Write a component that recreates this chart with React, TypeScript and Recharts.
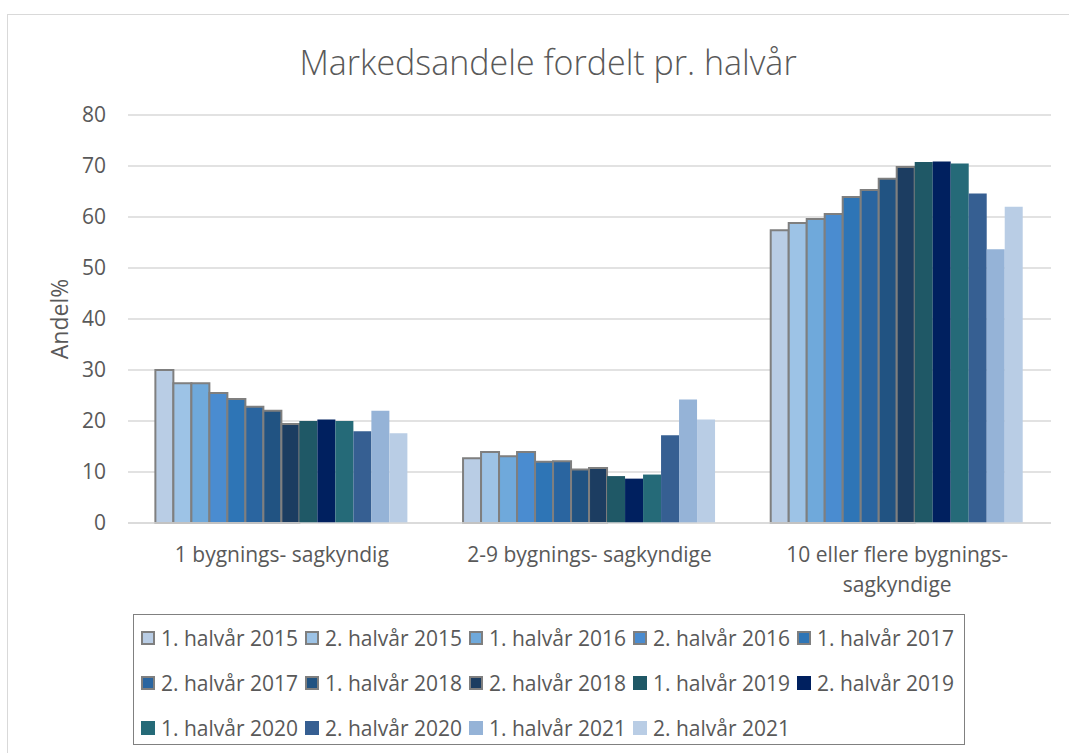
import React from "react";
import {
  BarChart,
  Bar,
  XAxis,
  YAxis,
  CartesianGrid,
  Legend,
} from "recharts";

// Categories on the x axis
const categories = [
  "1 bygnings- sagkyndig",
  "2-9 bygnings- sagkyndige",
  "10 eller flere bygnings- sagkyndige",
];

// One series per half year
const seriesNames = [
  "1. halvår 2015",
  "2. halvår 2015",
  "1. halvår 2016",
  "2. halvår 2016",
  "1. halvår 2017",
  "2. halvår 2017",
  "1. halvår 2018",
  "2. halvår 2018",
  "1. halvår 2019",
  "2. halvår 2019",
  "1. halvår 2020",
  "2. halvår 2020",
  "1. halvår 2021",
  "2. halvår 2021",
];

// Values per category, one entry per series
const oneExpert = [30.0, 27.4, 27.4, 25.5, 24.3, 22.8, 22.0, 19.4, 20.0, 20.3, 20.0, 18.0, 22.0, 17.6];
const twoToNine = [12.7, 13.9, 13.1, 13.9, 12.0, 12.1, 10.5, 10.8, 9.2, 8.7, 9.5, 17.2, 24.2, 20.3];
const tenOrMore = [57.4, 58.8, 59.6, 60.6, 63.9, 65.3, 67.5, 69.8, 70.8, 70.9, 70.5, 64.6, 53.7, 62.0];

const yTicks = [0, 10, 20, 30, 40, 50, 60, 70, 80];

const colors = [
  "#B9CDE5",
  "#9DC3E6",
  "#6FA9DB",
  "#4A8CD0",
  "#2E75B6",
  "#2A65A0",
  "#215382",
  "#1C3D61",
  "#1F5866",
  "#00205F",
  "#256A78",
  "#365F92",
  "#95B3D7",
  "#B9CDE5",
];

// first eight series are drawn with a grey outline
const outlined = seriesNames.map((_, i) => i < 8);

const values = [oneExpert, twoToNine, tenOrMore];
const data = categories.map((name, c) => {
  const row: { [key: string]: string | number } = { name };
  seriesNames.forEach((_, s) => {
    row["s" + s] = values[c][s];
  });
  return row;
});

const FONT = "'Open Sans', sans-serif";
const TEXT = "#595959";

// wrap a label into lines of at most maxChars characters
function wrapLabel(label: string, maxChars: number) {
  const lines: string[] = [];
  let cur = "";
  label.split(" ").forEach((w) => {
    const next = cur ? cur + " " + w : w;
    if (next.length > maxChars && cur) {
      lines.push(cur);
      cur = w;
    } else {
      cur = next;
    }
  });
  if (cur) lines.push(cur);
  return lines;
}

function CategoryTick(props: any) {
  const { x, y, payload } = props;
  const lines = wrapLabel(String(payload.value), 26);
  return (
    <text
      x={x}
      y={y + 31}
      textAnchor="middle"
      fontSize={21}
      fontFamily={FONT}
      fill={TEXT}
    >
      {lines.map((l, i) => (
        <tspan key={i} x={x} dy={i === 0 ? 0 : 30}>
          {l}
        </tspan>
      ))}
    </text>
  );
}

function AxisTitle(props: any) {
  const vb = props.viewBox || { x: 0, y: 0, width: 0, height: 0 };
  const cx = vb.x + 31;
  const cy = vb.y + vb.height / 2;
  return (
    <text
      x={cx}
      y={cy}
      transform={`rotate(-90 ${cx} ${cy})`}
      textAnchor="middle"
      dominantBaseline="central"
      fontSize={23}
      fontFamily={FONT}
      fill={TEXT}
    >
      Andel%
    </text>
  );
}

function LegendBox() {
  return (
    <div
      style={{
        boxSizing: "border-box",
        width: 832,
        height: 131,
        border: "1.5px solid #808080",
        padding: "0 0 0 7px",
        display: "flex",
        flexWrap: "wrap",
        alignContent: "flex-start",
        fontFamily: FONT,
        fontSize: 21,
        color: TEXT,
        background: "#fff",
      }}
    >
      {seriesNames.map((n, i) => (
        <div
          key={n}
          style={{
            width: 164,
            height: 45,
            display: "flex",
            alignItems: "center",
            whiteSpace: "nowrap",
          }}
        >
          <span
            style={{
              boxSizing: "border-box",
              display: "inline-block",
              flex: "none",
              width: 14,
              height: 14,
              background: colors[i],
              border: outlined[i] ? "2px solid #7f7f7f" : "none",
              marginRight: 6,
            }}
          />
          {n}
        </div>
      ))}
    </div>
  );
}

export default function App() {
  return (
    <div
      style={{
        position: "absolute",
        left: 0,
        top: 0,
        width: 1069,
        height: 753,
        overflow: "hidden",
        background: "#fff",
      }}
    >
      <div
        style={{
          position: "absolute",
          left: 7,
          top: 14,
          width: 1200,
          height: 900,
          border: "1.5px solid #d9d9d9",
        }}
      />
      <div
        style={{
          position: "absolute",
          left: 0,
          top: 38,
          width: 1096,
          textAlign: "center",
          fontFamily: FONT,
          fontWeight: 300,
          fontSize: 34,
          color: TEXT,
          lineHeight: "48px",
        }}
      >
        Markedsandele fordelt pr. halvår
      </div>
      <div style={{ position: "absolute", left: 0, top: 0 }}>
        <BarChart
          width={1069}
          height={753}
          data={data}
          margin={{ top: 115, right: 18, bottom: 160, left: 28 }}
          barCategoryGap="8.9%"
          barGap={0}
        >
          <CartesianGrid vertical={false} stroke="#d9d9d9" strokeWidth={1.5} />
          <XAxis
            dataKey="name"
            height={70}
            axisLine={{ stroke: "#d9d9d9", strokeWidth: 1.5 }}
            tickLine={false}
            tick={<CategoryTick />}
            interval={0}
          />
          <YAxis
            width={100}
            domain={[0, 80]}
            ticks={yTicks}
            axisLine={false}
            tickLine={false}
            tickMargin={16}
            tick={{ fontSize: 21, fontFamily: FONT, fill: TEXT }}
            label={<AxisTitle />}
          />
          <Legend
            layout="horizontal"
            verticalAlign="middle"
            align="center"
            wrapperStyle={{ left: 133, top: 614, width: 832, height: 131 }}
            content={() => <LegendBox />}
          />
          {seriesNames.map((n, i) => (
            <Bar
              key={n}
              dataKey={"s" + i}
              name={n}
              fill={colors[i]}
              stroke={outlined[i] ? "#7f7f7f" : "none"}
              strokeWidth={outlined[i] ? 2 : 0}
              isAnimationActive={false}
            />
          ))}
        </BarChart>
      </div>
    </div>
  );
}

···

=== EXERCISE TASK ===
Only a number is wanted: how many lines contain the word "with"?

=== SOLVED PROBLEM ===
2